If the populace continues to harbor our enemies and the enemies of a healthy Iraqi state, we need to impose strict martial law. Instead of lavishing more development funds on the city - bribes that aren't working - we need to cut back on electricity, ration water, restrict access to the city and organize food distribution through a ration card system. And we need to occupy the city so thickly that the inhabitants can't step out of their front doors without bumping into an American soldier.

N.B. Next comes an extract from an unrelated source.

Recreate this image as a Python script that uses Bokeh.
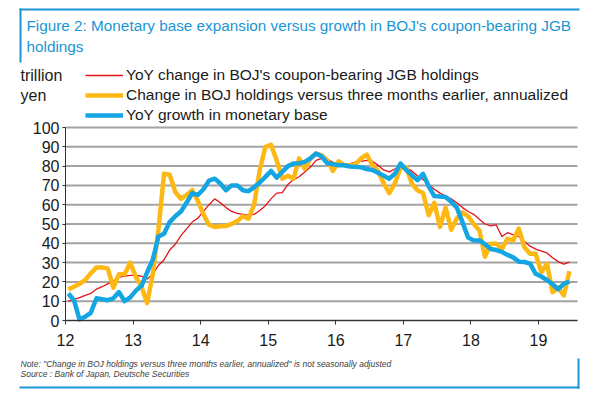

Don't worry about alienating the already alienated. Make an example of them. Then see how the other cities respond. Such an experiment would be expensive. But strategic victories don't come cheap.

...

We're overdue to take a lesson from the Romans and the British before us and recognize the value of punitive expeditions....One key lesson we should draw about expeditionary warfare in the Age of Terror is that we need not feel obliged to rebuild every government we are forced to destroy....Exemplary punishment may be out of fashion, but it's one of the most enduringly effective tools of statecraft. Where you cannot be loved, be feared. Indeed, a classic punitive expedition may prove to be the perfect model for Syria.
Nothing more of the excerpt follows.